The first step is establishing ground rules from day one. The Ultimate Roommate Rule is to communicate early and often. Don't assume your roommate shares your definition of "clean," "quiet," or "private." The book shares a story of a student whose roommate’s boyfriend practically moved in. He used her things and took over the shared space. The situation escalated because she never addressed it early on. The solution is to have a direct, non-accusatory conversation at the very beginning. Discuss schedules, guests, sharing food, and cleaning. One student from Bay Path College noted that she and her roommate were completely different people. But they got along perfectly because they created rules together from the start.

This leads to a crucial concept Cohen calls the Uncomfortable Rule. If something makes you uncomfortable, you must discuss it within 48 hours or let it go forever. This simple rule prevents resentment from building. If your roommate’s habit of leaving wet towels on the floor bothers you, you have a two-day window to bring it up calmly. After that, you've implicitly accepted it. This forces you to address small issues before they become major conflicts. A freshman at Michigan State University described how a single, direct conversation with his roommates resolved months of unspoken tension and dramatically improved his happiness.

And here’s the thing. You will encounter difficult archetypes.

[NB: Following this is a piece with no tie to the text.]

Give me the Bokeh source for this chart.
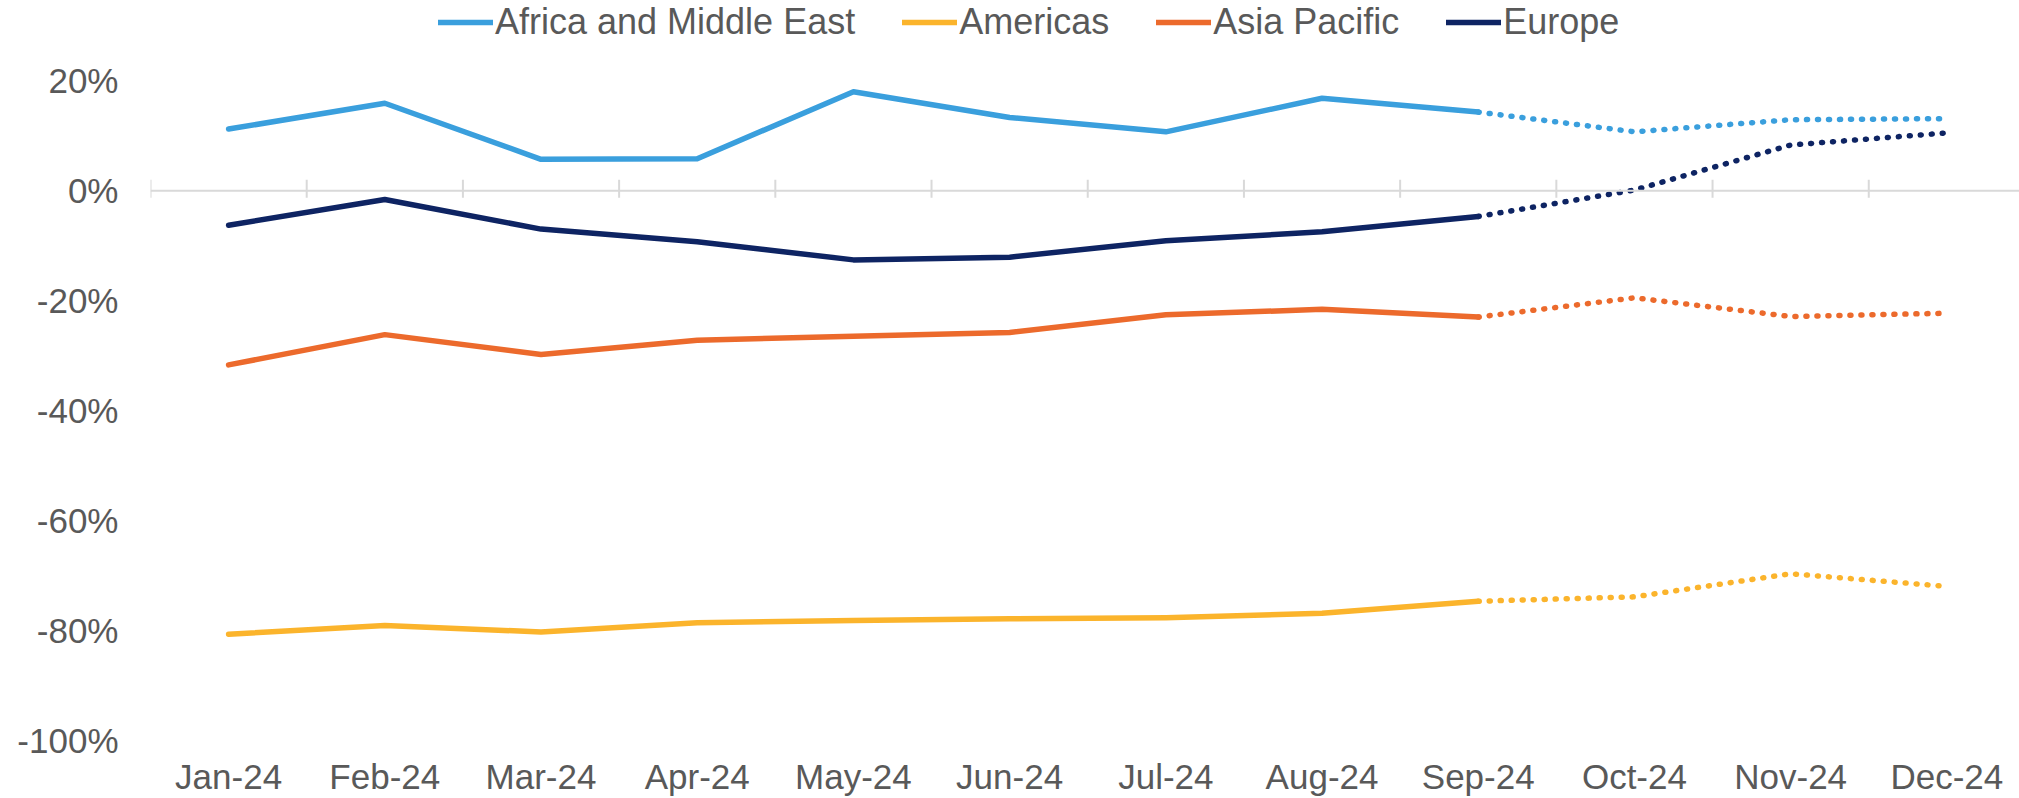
from bokeh.plotting import figure
from bokeh.models import (Range1d, FixedTicker, PrintfTickFormatter, Span,
                          Legend, LegendItem)
from bokeh.embed import file_html
from bokeh.resources import INLINE

months = ["Jan-24", "Feb-24", "Mar-24", "Apr-24", "May-24", "Jun-24",
          "Jul-24", "Aug-24", "Sep-24", "Oct-24", "Nov-24", "Dec-24"]
africa = [11.2, 15.9, 5.7, 5.8, 18.0, 13.3, 10.7, 16.8, 14.3, 10.7, 12.9, 13.1]
americas = [-80.7, -79.1, -80.3, -78.6, -78.2, -77.9, -77.7, -76.9, -74.7, -73.9, -69.7, -72.0]
asia = [-31.7, -26.2, -29.8, -27.2, -26.5, -25.8, -22.6, -21.6, -23.0, -19.5, -22.9, -22.3]
europe = [-6.3, -1.6, -7.0, -9.3, -12.6, -12.1, -9.1, -7.5, -4.7, 0.1, 8.3, 10.5]
y_ticks = [-100, -80, -60, -40, -20, 0, 20]
actual_count = 9  # Jan..Sep actual, Sep..Dec forecast (dotted)

series = [
    ("Africa and Middle East", africa, "#3A9FDD"),
    ("Americas", americas, "#FBB42C"),
    ("Asia Pacific", asia, "#EC6A2C"),
    ("Europe", europe, "#0E2463"),
]

TEXT = "#595959"
FONT = "Liberation Sans"

xs = [i + 0.5 for i in range(len(months))]

p = figure(width=2019, height=798, output_backend="svg", toolbar_location=None,
           x_range=Range1d(0, 11.965), y_range=Range1d(-100.4, 34.59),
           min_border_left=150, min_border_right=0, min_border_top=0,
           min_border_bottom=50)
p.outline_line_color = None
p.xgrid.visible = False
p.ygrid.visible = False

# axes
p.yaxis.ticker = FixedTicker(ticks=y_ticks)
p.yaxis.formatter = PrintfTickFormatter(format="%d%%")
p.yaxis.axis_line_color = None
p.yaxis.major_tick_line_color = None
p.yaxis.minor_tick_line_color = None
p.yaxis.major_label_text_font_size = "35px"
p.yaxis.major_label_text_color = TEXT
p.yaxis.major_label_text_font = FONT
p.yaxis.major_label_standoff = 26

p.xaxis.ticker = FixedTicker(ticks=xs)
p.xaxis.major_label_overrides = {x: m for x, m in zip(xs, months)}
p.xaxis.axis_line_color = None
p.xaxis.major_tick_line_color = None
p.xaxis.minor_tick_line_color = None
p.xaxis.major_label_text_font_size = "35px"
p.xaxis.major_label_text_color = TEXT
p.xaxis.major_label_text_font = FONT
p.xaxis.major_label_standoff = 8

# zero line with category boundary ticks
p.add_layout(Span(location=0, dimension="width", line_color="#D9D9D9", line_width=2))
bounds = list(range(len(months)))
p.segment(x0=bounds, x1=bounds, y0=[2.0] * len(bounds), y1=[-1.3] * len(bounds),
          line_color="#D9D9D9", line_width=2)

items = []
for name, vals, color in series:
    solid = p.line(xs[:actual_count], vals[:actual_count], line_color=color,
                   line_width=5.5, line_join="round", line_cap="round")
    p.line(xs[actual_count - 1:], vals[actual_count - 1:], line_color=color,
           line_width=5.5, line_dash="1 10", line_cap="round", line_join="round")
    items.append(LegendItem(label=name, renderers=[solid]))

legend = Legend(items=items, orientation="horizontal", location=(288, 699),
                label_text_font_size="36px", label_text_color=TEXT,
                label_text_font=FONT, glyph_width=55, glyph_height=20,
                label_standoff=2, spacing=47, padding=0, margin=0,
                border_line_color=None, background_fill_alpha=0)
p.add_layout(legend, "center")

open("out.html", "w").write(file_html(p, INLINE))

The book details many, from the "Noisy, Naughty, Nasty Roommate" to the "Lying, Stealing, Klepto Roommate." One of the most common is "The Naked Roommate," the person with a very different comfort level with nudity. Another is the "Sexile" situation, where you're locked out of your own room. When conflicts arise, use the chain of command. Document the issues. Talk to your Resident Assistant, or RA. If your RA is unhelpful, go to their supervisor, the hall director. A student with a difficult roommate found her own RA to be useless. So she connected with an RA on another floor who listened, offered strategies, and effectively "adopted" her. The system has resources, but you have to be the one to activate them.